Iskandar, warga Tarakan, mendapati dana dalam rekeningnya raib pada 15 April lalu. Yang janggal, limit transaksi harian saat itu seharusnya hanya Rp100 juta, namun dana hingga lebih dari setengah miliar rupiah bisa terkuras dalam satu hari. Saat Iskandar, pihak korban mendatangi kantor BNI, mereka tak mendapat penjelasan yang memadai. “BNI justru menyalahkan korban. Padahal jelas ini bukan kelalaian pribadi,” ujar kuasa hukum korban.

Mumaddadah, pengajar hukum siber dari Fakultas Hukum Universitas Borneo Tarakan, menilai kasus ini bisa ditarik ke ranah pidana maupun perdata. “Kalau kita bedah dari sisi hukum, ini komplikasi. Tapi yang paling terang adalah adanya prinsip kehati-hatian yang diabaikan oleh pihak bank,” ujarnya saat ditemui KaltaraRaya, Senin (19/5).

Menurut Mumaddadah, dalam Undang-Undang Perbankan, pasal 29 menyebut bahwa bank wajib mengelola risiko dan menjaga dana nasabah dengan prinsip kehati-hatian.
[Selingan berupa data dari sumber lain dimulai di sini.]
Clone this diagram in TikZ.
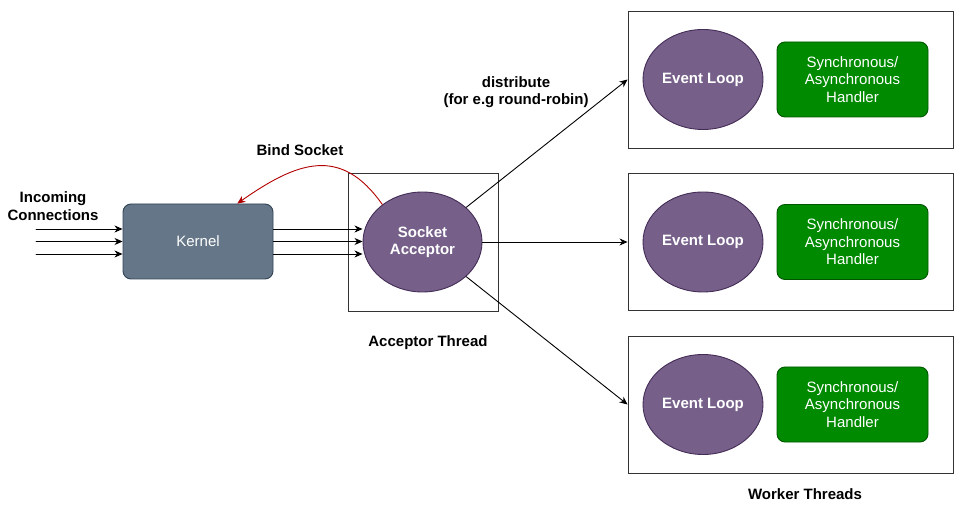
\documentclass[tikz,border=0pt]{standalone}
\usepackage{fontspec}
\setmainfont{Liberation Sans}
\usetikzlibrary{arrows.meta,shapes.geometric}

\definecolor{kernelfill}{HTML}{647687}
\definecolor{kerneldraw}{HTML}{314354}
\definecolor{loopfill}{HTML}{76608A}
\definecolor{loopdraw}{HTML}{432D57}
\definecolor{handlerfill}{HTML}{008A00}
\definecolor{handlerdraw}{HTML}{005700}
\definecolor{bindred}{HTML}{B20000}

\begin{document}
\begin{tikzpicture}[x=1pt, y=-1pt, >={Stealth[length=8pt, width=7pt, inset=2.5pt]},
  line cap=round, line width=0.9pt, font=\fontsize{15}{17.5}\selectfont,
  thread/.style={draw=black!80, minimum width=#1, minimum height=137pt, inner sep=0pt},
  thread/.default=325pt,
  kernelbox/.style={rounded corners=8pt, draw=kerneldraw, fill=kernelfill, text=white,
    minimum width=150pt, minimum height=75pt},
  evloop/.style={ellipse, draw=loopdraw, fill=loopfill, text=white, font=\fontsize{15}{17.5}\selectfont\bfseries,
    minimum width=120pt, minimum height=100pt, inner sep=0pt, align=center},
  handler/.style={rounded corners=8pt, draw=handlerdraw, fill=handlerfill, text=white,
    minimum width=151pt, minimum height=75pt, inner sep=0pt, align=center},
  lbl/.style={font=\fontsize{15}{17.5}\selectfont\bfseries, align=center}]
  \useasboundingbox (0,0) rectangle (961,510);
  % kernel and incoming connections
  \node[kernelbox] (k) at (198,241.5) {Kernel};
  \coordinate (in1) at (36,229);
  \coordinate (in2) at (36,241.5);
  \coordinate (in3) at (36,254);
  \node[lbl] (inc) at (53,206) {Incoming\\Connections};
  % acceptor thread
  \node[thread=150pt, minimum height=138pt] (at) at (423,242) {};
  \node[evloop, minimum width=119pt] (sa) at (422.5,242) {Socket\\Acceptor};
  \node[lbl] (atl) at (428,343) {Acceptor Thread};
  \foreach \i in {1,2,3} {
    \draw[->] (in\i) -- (in\i -| k.west);
    \draw[->] (in\i -| k.east) -- (in\i -| sa.west);
  }
  % bind socket back to the kernel
  \draw[->, bindred] (sa.137) to[out=125, in=35, looseness=1.28] (k.44);
  \node[lbl] (bind) at (300,150) {Bind Socket};
  % worker threads
  \foreach \i/\y in {1/79.5, 2/242, 3/404.5} {
    \node[thread] (w\i) at (790.5,\y) {};
    \node[evloop] (el\i) at (703,\y) {Event Loop};
    \node[handler] (h\i) at (852.5,\y) {Synchronous/\\Asynchronous\\Handler};
    \draw[->] (sa) -- (w\i.west);
  }
  \node[lbl] (dist) at (516,92) {distribute\\(for e.g round-robin)};
  \node[lbl] (wt) at (805,494) {Worker Threads};
\end{tikzpicture}
\end{document}
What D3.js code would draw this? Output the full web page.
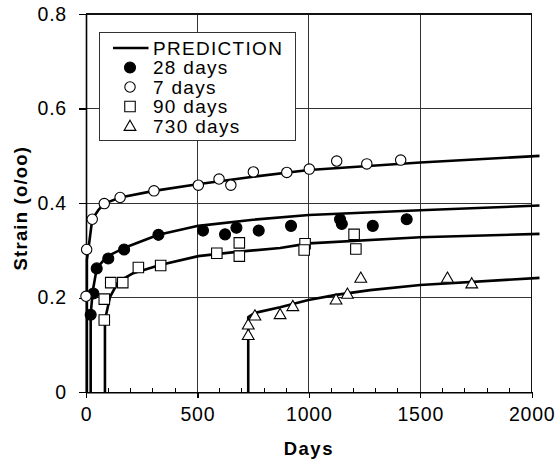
<!DOCTYPE html>
<html><head><meta charset="utf-8">
<script src="https://cdn.jsdelivr.net/npm/d3@7"></script>
<style>
body{margin:0;background:#fff;}
svg{display:block;font-family:Arial,"Liberation Sans",sans-serif;}
</style></head>
<body><svg id="c" width="557" height="463"></svg>
<script>
// ---- data ----
const xTicks = [0, 500, 1000, 1500, 2000];
const yTicks = [0, 0.2, 0.4, 0.6, 0.8];
const legendLabels = ["PREDICTION", "28 days", "7 days", "90 days", "730 days"];

const pred7Days  = [4, 4, 10, 28, 55, 82, 153, 305, 500, 750, 1000, 1500, 2035];
const pred7Vals  = [0, 0.28, 0.30, 0.366, 0.385, 0.399, 0.412, 0.426, 0.440, 0.456, 0.470, 0.486, 0.500];
const pred28Days = [21, 21, 30, 48, 93, 170, 325, 504, 750, 1000, 1500, 2035];
const pred28Vals = [0, 0.165, 0.213, 0.262, 0.287, 0.305, 0.333, 0.352, 0.365, 0.375, 0.385, 0.395];
const pred90Days = [85, 85, 108, 145, 212, 332, 504, 676, 871, 1000, 1500, 2035];
const pred90Vals = [0, 0.153, 0.202, 0.234, 0.252, 0.269, 0.288, 0.297, 0.305, 0.315, 0.328, 0.335];
const pred730Days = [728, 728, 758, 871, 998, 1122, 1275, 1500, 2035];
const pred730Vals = [0, 0.159, 0.168, 0.180, 0.195, 0.206, 0.216, 0.227, 0.242];

const obs28Days = [21, 33, 48, 100, 171, 325, 525, 624, 675, 775, 920, 1140, 1148, 1287, 1439];
const obs28Vals = [0.164, 0.209, 0.262, 0.283, 0.302, 0.333, 0.342, 0.334, 0.348, 0.342, 0.352, 0.366, 0.356, 0.352, 0.366];
const obs7Days = [0, 3, 28, 82, 153, 305, 504, 597, 650, 751, 901, 1002, 1125, 1260, 1412];
const obs7Vals = [0.203, 0.302, 0.366, 0.399, 0.412, 0.426, 0.438, 0.451, 0.438, 0.466, 0.465, 0.472, 0.489, 0.483, 0.491];
const obs90Days = [82, 82, 111, 165, 235, 335, 587, 688, 688, 983, 979, 1203, 1211];
const obs90Vals = [0.153, 0.197, 0.232, 0.232, 0.264, 0.268, 0.294, 0.316, 0.288, 0.314, 0.301, 0.334, 0.303];
const obs730Days = [728, 728, 758, 871, 928, 1122, 1173, 1233, 1622, 1731];
const obs730Vals = [0.119, 0.141, 0.160, 0.163, 0.180, 0.194, 0.206, 0.240, 0.240, 0.228];

// ---- layout ----
const svg = d3.select("#c");
const L = 86, R = 531.7, T = 14, B = 392.3;
const x = d3.scaleLinear().domain([0, 2000]).range([L, R]);
const y = d3.scaleLinear().domain([0, 0.8]).range([B, T]);

// grid
const g = svg.append("g").attr("shape-rendering", "crispEdges");
g.selectAll(".gx").data(xTicks.slice(1, -1)).join("line")
  .attr("x1", d => x(d)).attr("x2", d => x(d)).attr("y1", T).attr("y2", B)
  .attr("stroke", "#333").attr("stroke-width", 1);
g.selectAll(".gy").data(yTicks.slice(1, -1)).join("line")
  .attr("y1", d => y(d)).attr("y2", d => y(d)).attr("x1", L).attr("x2", R)
  .attr("stroke", "#333").attr("stroke-width", 1);
// border top/right
svg.append("path").attr("d", `M${L},${T}H${R}V${B}`).attr("fill", "none")
  .attr("stroke", "#111").attr("stroke-width", 1.2).attr("shape-rendering", "crispEdges");

// minor ticks on x
const minor = d3.range(100, 2000, 100).filter(d => d % 500 !== 0);
svg.selectAll(".mt").data(minor).join("line")
  .attr("x1", d => x(d)).attr("x2", d => x(d)).attr("y1", B).attr("y2", B - 4)
  .attr("stroke", "#000").attr("stroke-width", 1).attr("shape-rendering", "crispEdges");

// axes
const xAxis = svg.append("g").attr("transform", `translate(0,${B})`)
  .call(d3.axisBottom(x).tickValues(xTicks).tickFormat(d3.format("d")).tickSize(6).tickSizeOuter(0).tickPadding(9));
const yAxis = svg.append("g").attr("transform", `translate(${L},0)`)
  .call(d3.axisLeft(y).tickValues(yTicks).tickFormat(d => d === 0 ? "0" : d3.format(".1f")(d)).tickSize(7).tickSizeOuter(0).tickPadding(12));
[xAxis, yAxis].forEach(a => {
  a.select(".domain").attr("stroke", "#000").attr("stroke-width", 1.6);
  a.selectAll(".tick line").attr("stroke", "#000").attr("stroke-width", 1.2).attr("shape-rendering", "crispEdges");
  a.selectAll("text").attr("font-size", 19.5).attr("fill", "#000")
    .attr("font-family", "Arial, 'Liberation Sans', sans-serif").style("letter-spacing", "0.8px");
});

// titles
svg.append("text").attr("x", (L + R) / 2).attr("y", 455).attr("text-anchor", "middle")
  .attr("font-size", 18.5).attr("font-weight", "bold").style("letter-spacing", "1.5px").text("Days");
svg.append("text").attr("transform", `translate(27,${(T + B) / 2 + 5}) rotate(-90)`).attr("text-anchor", "middle")
  .attr("font-size", 18.5).attr("font-weight", "bold").style("letter-spacing", "1.2px").text("Strain (o/oo)");

// prediction lines
const line = d3.line().x(d => x(d[0])).y(d => y(d[1]));
const preds = [[pred7Days, pred7Vals], [pred28Days, pred28Vals], [pred90Days, pred90Vals], [pred730Days, pred730Vals]];
svg.selectAll(".pred").data(preds).join("path")
  .attr("d", p => line(p[0].map((d, i) => [d, p[1][i]])))
  .attr("fill", "none").attr("stroke", "#000").attr("stroke-width", 2.6).attr("stroke-linejoin", "round");

// markers
const sym = {
  fc: d3.symbol().type(d3.symbolCircle).size(Math.PI * 5.5 * 5.5),
  oc: d3.symbol().type(d3.symbolCircle).size(Math.PI * 5.2 * 5.2),
  sq: d3.symbol().type(d3.symbolSquare).size(10.5 * 10.5),
  tr: d3.symbol().type(d3.symbolTriangle).size(60)
};
const series = [
  {days: obs28Days, vals: obs28Vals, s: "fc", fill: "#000"},
  {days: obs7Days, vals: obs7Vals, s: "oc", fill: "#fff"},
  {days: obs90Days, vals: obs90Vals, s: "sq", fill: "#fff"},
  {days: obs730Days, vals: obs730Vals, s: "tr", fill: "#fff"}
];
series.forEach(se => {
  svg.append("g").selectAll("path").data(se.days.map((d, i) => [d, se.vals[i]])).join("path")
    .attr("transform", d => `translate(${x(d[0])},${y(d[1])})`)
    .attr("d", sym[se.s]()).attr("fill", se.fill).attr("stroke", "#000").attr("stroke-width", 1.1);
});

// legend
const lg = svg.append("g");
lg.append("rect").attr("x", 99.5).attr("y", 32.5).attr("width", 195.5).attr("height", 108)
  .attr("fill", "#fff").attr("stroke", "#333").attr("stroke-width", 1).attr("shape-rendering", "crispEdges");
const rowY = i => 48 + i * 19.5;
lg.append("line").attr("x1", 113).attr("x2", 148.5).attr("y1", rowY(0)).attr("y2", rowY(0))
  .attr("stroke", "#000").attr("stroke-width", 2.6);
series.forEach((se, i) => {
  lg.append("path").attr("transform", `translate(130,${rowY(i + 1) + (se.s === "tr" ? 1 : 0)})`)
    .attr("d", sym[se.s]()).attr("fill", se.fill).attr("stroke", "#000").attr("stroke-width", 1.1);
});
lg.selectAll("text").data(legendLabels).join("text")
  .attr("x", 153).attr("y", (d, i) => rowY(i) + 6.8)
  .attr("font-size", 19).style("letter-spacing", "1.3px").attr("fill", "#000").text(d => d);
</script></body></html>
Dana yang disimpan di bank, kata dia, bukan hanya soal angka, melainkan soal kepercayaan publik.

“Orang simpan uang di bank itu karena percaya uangnya aman. Kalau sistem keamanan bank lemah dan dana bisa dibobol begitu saja, kepercayaan itu runtuh,” kata dosen yang juga memiliki spesialisasi di bidang hukum pidana ini.

Ia juga menyoroti bahwa peristiwa ini masuk dalam ranah penyelenggaraan sistem elektronik sebagaimana diatur dalam Undang-Undang Informasi dan Transaksi Elektronik (ITE). Di sana, tepatnya di Pasal 15, disebutkan bahwa penyelenggara sistem elektronik, dalam hal ini bank, bertanggung jawab atas keamanan dan keandalan sistemnya.

“Jadi tidak bisa serta-merta menyalahkan nasabah. Sistem keamanan adalah tanggung jawab penyedia layanan. Apalagi ini menyangkut uang dalam jumlah besar,” ujarnya.

Mumaddadah mencontohkan, bank idealnya memiliki sistem proteksi berlapis seperti pengiriman kode OTP, deteksi transaksi tidak wajar, hingga konfirmasi ulang ke nasabah sebelum transaksi diproses.

“Beberapa bank, bahkan BUMN, saya lihat belum cukup tangguh dalam hal ini. Harusnya ada notifikasi, semacam ‘hold‘ dulu transaksinya sampai ada verifikasi ulang. Ini dasar dari sistem keamanan digital,” ucapnya.

Ia menambahkan, dalam sejumlah kasus peretasan yang pernah ia tangani sebagai ahli, pembobolan sering bermula dari hal sepele, seperti klik tautan yang tidak dikenali. Namun itu tak bisa dijadikan alasan untuk membebaskan tanggung jawab penyelenggara sistem.

“Literasi digital masyarakat kita masih terbatas. Maka justru sistem bank harus bisa memagari itu. Kalau sampai data bocor dan uang nasabah hilang, bank tetap bisa dituntut bertanggung jawab,” tegasnya.

Mumaddadah menyimpulkan, lemahnya sistem keamanan yang mengakibatkan kerugian dapat menyeret bank ke ranah hukum. “Sangat bisa. Karena sudah ada ketentuan hukum yang tegas. Kalau bank lalai, ya harus bertanggung jawab,” tutup dia.

Kasus Iskandar bukan hanya soal kehilangan uang, tapi juga ujian atas komitmen lembaga keuangan dalam menjaga amanat kepercayaan publik. Sebab, bagi banyak orang, uang di rekening bukan sekadar saldo. Ia adalah hasil kerja keras bertahun-tahun, dan seharusnya tidak hilang hanya karena satu klik.